When it became clear that getting a divorce was unavoidable, I was pained when I reviewed options available to me. Our children were adults. I didn’t understand all of the details regarding our finances. I was fearful about my future financial security. I knew in my heart that I wanted to be fair but I needed to do my best to assure I could take care of myself financially later. Should I get an attorney? That thought made me sick. It would be so out of character for both of us to do that. It was a painful and frightening experience.
As I did research I discovered mediation as an option. The more I heard about it the more interested I became. I was concerned that I would not have an advocate in mediation. But the way mediation seemed to work seemed more aligned spiritually with the way our relationship had been over the years. So we decided to take mediation as our direction. Our divorce now is final. Looking back on the process we experienced, I am convinced choosing Heartland Family Mediators was the best decision I made. The mediator and his associate made the mediation proceedings as painless as possible. After thinking on the experience, the following words come to mind as I look back to our sessions with the mediator:
- Professionalism – The Heartland Family Mediators staff followed protocol meticulously.
- Educational atmosphere – As we proceeded through each step of the process everything that was going on was explained in terms and ways I could easily understand.
- Advice – The mediator impressed on both of us the importance of our committing to each other to get along after the process was complete.
- Compassionate – The mediator went to great lengths to understand our situation and his caring attitude helped me stay at peace during each meeting.

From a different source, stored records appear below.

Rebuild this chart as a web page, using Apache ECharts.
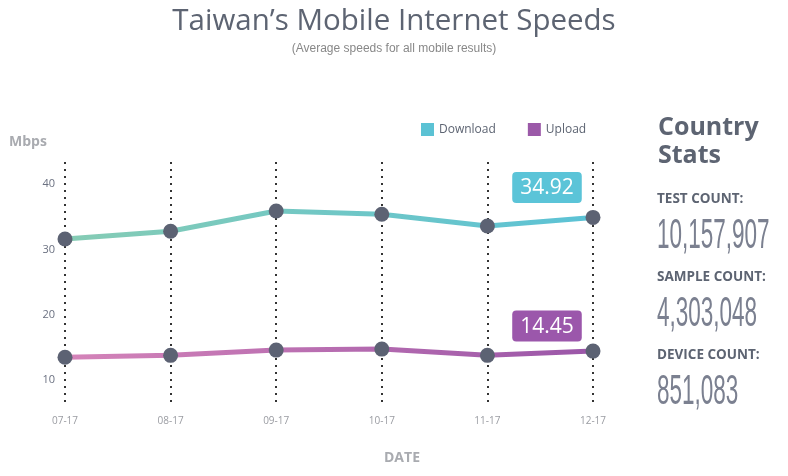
<!DOCTYPE html>
<html>
<head>
<meta charset="utf-8">
<script src="https://cdn.jsdelivr.net/npm/echarts@6/dist/echarts.min.js"></script>
<style>html,body{margin:0;padding:0;background:#fff;}#c{width:788px;height:476px;}</style>
</head>
<body>
<div id="c"></div>
<script>
const months = ['07-17','08-17','09-17','10-17','11-17','12-17'];
const download = [31.6, 32.8, 35.9, 35.4, 33.6, 34.92];
const upload = [13.5, 13.8, 14.6, 14.75, 13.8, 14.45];
const yTicks = [10, 20, 30, 40];
const statLabels = ['TEST COUNT:', 'SAMPLE COUNT:', 'DEVICE COUNT:'];
const statValues = ['10,157,907', '4,303,048', '851,083'];

const chart = echarts.init(document.getElementById('c'));
const grad = (a, b) => new echarts.graphic.LinearGradient(0, 0, 1, 0, [{offset:0,color:a},{offset:1,color:b}]);

function withLastLabel(arr, bg, offY) {
  return arr.map((v, i) => i === arr.length - 1 ? {
    value: v,
    label: {show:true, formatter: p => p.value.toFixed(2), position:'top', offset:[-46, offY],
            color:'#fff', fontSize:21, backgroundColor:bg, padding:[6,8,4,8], borderRadius:4,
            fontFamily:'"Open Sans", sans-serif'}
  } : v);
}

const statGraphics = [];
statLabels.forEach((l, i) => {
  const y0 = 192 + i * 78;
  statGraphics.push({type:'text', left:657, top:y0, style:{text:l, fill:'#5d6472', font:'bold 13.5px "Open Sans", sans-serif'}});
  statGraphics.push({type:'text', x:657, y:y0 + 23, scaleY:1.85, style:{text:statValues[i], fill:'#7b8090', font:'22.5px "Liberation Sans Narrow", sans-serif'}});
});

chart.setOption({
  backgroundColor:'#fff',
  title:[
    {text:'Taiwan\u2019s Mobile Internet Speeds', left:'center', top:2, textStyle:{fontSize:29.5, fontWeight:'normal', color:'#5d6472', fontFamily:'"Open Sans", sans-serif'}, subtext:'(Average speeds for all mobile results)', subtextStyle:{fontSize:12, color:'#888'}, itemGap:6},
    {text:'Mbps', left:4, top:130, textStyle:{fontSize:14, fontWeight:'bold', color:'#a9abb0', fontFamily:'"Open Sans", sans-serif'}},
    {text:'DATE', left:379, top:446, textStyle:{fontSize:14, fontWeight:'bold', color:'#a9abb0', fontFamily:'"Open Sans", sans-serif'}},
    {text:'Country', left:653, top:110, textStyle:{fontSize:25, fontWeight:'bold', color:'#5d6472', fontFamily:'"Open Sans", sans-serif'}},
    {text:'Stats', left:653, top:138, textStyle:{fontSize:25, fontWeight:'bold', color:'#5d6472', fontFamily:'"Open Sans", sans-serif'}}
  ],
  legend:{
    left:416, top:118, itemWidth:13, itemHeight:13, itemGap:32, icon:'rect',
    textStyle:{color:'#5d6472', fontSize:12, fontFamily:'"Open Sans", sans-serif'},
    data:[{name:'Download', itemStyle:{color:'#5bc2d4'}}, {name:'Upload', itemStyle:{color:'#9b59a8'}}]
  },
  grid:{left:65, right:195, top:162, bottom:73},
  xAxis:{
    type:'category', data:months, boundaryGap:false,
    axisLine:{show:false}, axisTick:{show:false},
    axisLabel:{color:'#9a9ca2', fontSize:10, margin:13, fontFamily:'"Open Sans", sans-serif'},
    splitLine:{show:true, lineStyle:{color:'#333', width:2, type:[2,5]}}
  },
  yAxis:{
    type:'value', min:6.5, max:43.4,
    axisLine:{show:false}, axisTick:{show:false}, splitLine:{show:false},
    axisLabel:{customValues:yTicks, color:'#6a7080', fontSize:11, margin:10, fontFamily:'"Open Sans", sans-serif'}
  },
  series:[
    {name:'Download', type:'line', data:withLastLabel(download, '#5bc4d8', -2), symbol:'circle', symbolSize:15,
     itemStyle:{color:'#5c6273'}, lineStyle:{width:5, color:grad('#86ccb4','#5bc2d6')}},
    {name:'Upload', type:'line', data:withLastLabel(upload, '#9b57ab', 3), symbol:'circle', symbolSize:15,
     itemStyle:{color:'#5c6273'}, lineStyle:{width:5, color:grad('#d584b9','#9a56a8')}}
  ],
  graphic:statGraphics
});
</script>
</body>
</html>
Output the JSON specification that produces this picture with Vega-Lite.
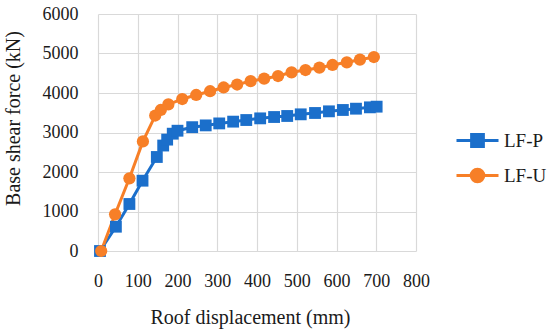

- Equitableness – There was no taking sides. What was best for both of us was clearly at the forefront. There were moments when I wanted an advocate, but in the end I am certain my needs were given their full voice as were the needs of my husband.
Some important things that I would also like to express:
- During the meetings, at some point, I needed to cry, and it was okay! I was cared for and comforted. (They even had plenty of Kleenex!)
- I appreciated the focus on equitableness. That focus I think left both of us believing the process was fair. That definitely will support our getting along as we go forward.
- There were tense and anger-filled moments. But I believe the mediator and his associate turned what potentially could have become a highly volatile situation into an atmosphere focused on peace. That made for a relatively pain free experience.
This past Christmas Season was the first since the divorce. There remained some sadness. I believe with all my heart though that our using the mediation process took some of the heartache of the divorce away. It made this Christmas easier to bear. I am hopeful that the same will be true for the rest of our lives. I wholeheartedly, without any reservation, recommend Heartland Family Mediators!